Source data
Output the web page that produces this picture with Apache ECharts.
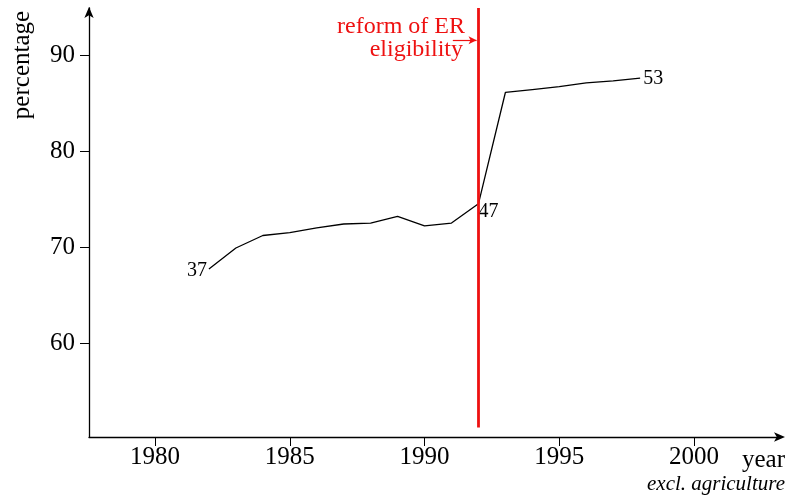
<!doctype html>
<html lang="en">
<head>
    <meta charset="UTF-8">
    <title>percentage by year</title>
    <script src="https://cdn.jsdelivr.net/npm/echarts@6/dist/echarts.min.js"></script>
    <style>
        html, body { margin: 0; padding: 0; background: #fff; }
        #mainChart { width: 791px; height: 502px; }
    </style>
</head>
<body>
<div id="mainChart"></div>
<script>
    // data
    const years = [1982, 1983, 1984, 1985, 1986, 1987, 1988, 1989, 1990, 1991, 1992, 1993, 1994, 1995, 1996, 1997, 1998];
    const values = [67.7, 69.9, 71.2, 71.5, 72.0, 72.4, 72.5, 73.2, 72.2, 72.5, 74.5, 86.1, 86.4, 86.7, 87.1, 87.3, 87.6];
    const pointLabels = { 1982: '37', 1992: '47', 1998: '53' };
    const xTicks = [1980, 1985, 1990, 1995, 2000];
    const yTicks = [60, 70, 80, 90];
    const reformYear = 1992;

    const serif = 'Liberation Serif';
    const red = '#ee1111';

    let myChart = echarts.init(document.getElementById('mainChart'));

    // label placement for the three annotated points
    const labelPos = {
        '37': { position: 'left', distance: 2, offset: [0, 2] },
        '47': { position: 'right', distance: 0, offset: [0, 8] },
        '53': { position: 'right', distance: 3, offset: [0, 1] }
    };

    let lineData = years.map(function (y, i) {
        let item = { value: [y, values[i]] };
        let txt = pointLabels[y];
        if (txt) {
            item.label = {
                show: true,
                formatter: txt,
                position: labelPos[txt].position,
                distance: labelPos[txt].distance,
                offset: labelPos[txt].offset,
                color: '#000',
                fontFamily: serif,
                fontSize: 20
            };
        }
        return item;
    });

    let option = {
        animation: false,
        backgroundColor: '#fff',
        grid: { left: 89, right: 11, top: 8, bottom: 65 },
        xAxis: {
            type: 'value',
            min: 1977.55,
            max: 2003.19,
            splitLine: { show: false },
            axisLine: {
                show: true,
                symbol: ['none', 'arrow'],
                symbolSize: [7, 11],
                symbolOffset: [0, 5],
                lineStyle: { color: '#000', width: 1.3 }
            },
            axisTick: {
                show: true,
                length: 9,
                customValues: xTicks,
                lineStyle: { color: '#000', width: 1 }
            },
            axisLabel: {
                customValues: xTicks,
                formatter: function (v) { return String(v); },
                margin: 8,
                color: '#000',
                fontFamily: serif,
                fontSize: 25
            }
        },
        yAxis: {
            type: 'value',
            min: 50.21,
            max: 94.9,
            splitLine: { show: false },
            axisLine: {
                show: true,
                symbol: ['none', 'arrow'],
                symbolSize: [7, 11],
                symbolOffset: [0, 1],
                lineStyle: { color: '#000', width: 1.3 }
            },
            axisTick: {
                show: true,
                length: 9,
                customValues: yTicks,
                lineStyle: { color: '#000', width: 1 }
            },
            axisLabel: {
                customValues: yTicks,
                margin: 14,
                color: '#000',
                fontFamily: serif,
                fontSize: 25
            }
        },
        series: [{
            type: 'line',
            data: lineData,
            symbol: 'circle',
            symbolSize: 0.01,
            showSymbol: true,
            itemStyle: { color: '#000' },
            lineStyle: { color: '#000', width: 1.3 },
            markLine: {
                silent: true,
                symbol: ['none', 'none'],
                label: { show: false },
                data: [
                    [{ coord: [reformYear, 51.2], lineStyle: { color: red, width: 2.8, type: 'solid' } },
                     { coord: [reformYear, 94.9] }],
                    [{ coord: [1991.05, 91.55], symbol: 'none', lineStyle: { color: red, width: 1.2, type: 'solid' } },
                     { coord: [1991.93, 91.55], symbol: 'arrow', symbolSize: [6, 8] }]
                ]
            }
        }],
        graphic: [
            {
                type: 'text', x: 22, y: 65, rotation: Math.PI / 2,
                style: { text: 'percentage', fill: '#000', font: '25px "Liberation Serif"', align: 'center', verticalAlign: 'middle' }
            },
            {
                type: 'text', right: 6, top: 448,
                style: { text: 'year', fill: '#000', font: '25px "Liberation Serif"' }
            },
            {
                type: 'text', right: 6, top: 474,
                style: { text: 'excl. agriculture', fill: '#000', font: 'italic 21px "Liberation Serif"' }
            },
            {
                type: 'text', right: 326, top: 15,
                style: { text: 'reform of ER', fill: red, font: '24px "Liberation Serif"' }
            },
            {
                type: 'text', right: 328, top: 38,
                style: { text: 'eligibility', fill: red, font: '24px "Liberation Serif"' }
            }
        ]
    };

    option && myChart.setOption(option);
</script>
</body>
</html>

Challenge
Everything from the first line of the listing above through the line that contains "myChart = echarts.init(document.getElementById('mainChart'));" is to be restated word for word, minus the pictures.

Answer to the problem
Output the web page that produces this picture with Apache ECharts.
<!doctype html>
<html lang="en">
<head>
    <meta charset="UTF-8">
    <title>percentage by year</title>
    <script src="https://cdn.jsdelivr.net/npm/echarts@6/dist/echarts.min.js"></script>
    <style>
        html, body { margin: 0; padding: 0; background: #fff; }
        #mainChart { width: 791px; height: 502px; }
    </style>
</head>
<body>
<div id="mainChart"></div>
<script>
    // data
    const years = [1982, 1983, 1984, 1985, 1986, 1987, 1988, 1989, 1990, 1991, 1992, 1993, 1994, 1995, 1996, 1997, 1998];
    const values = [67.7, 69.9, 71.2, 71.5, 72.0, 72.4, 72.5, 73.2, 72.2, 72.5, 74.5, 86.1, 86.4, 86.7, 87.1, 87.3, 87.6];
    const pointLabels = { 1982: '37', 1992: '47', 1998: '53' };
    const xTicks = [1980, 1985, 1990, 1995, 2000];
    const yTicks = [60, 70, 80, 90];
    const reformYear = 1992;

    const serif = 'Liberation Serif';
    const red = '#ee1111';

    let myChart = echarts.init(document.getElementById('mainChart'));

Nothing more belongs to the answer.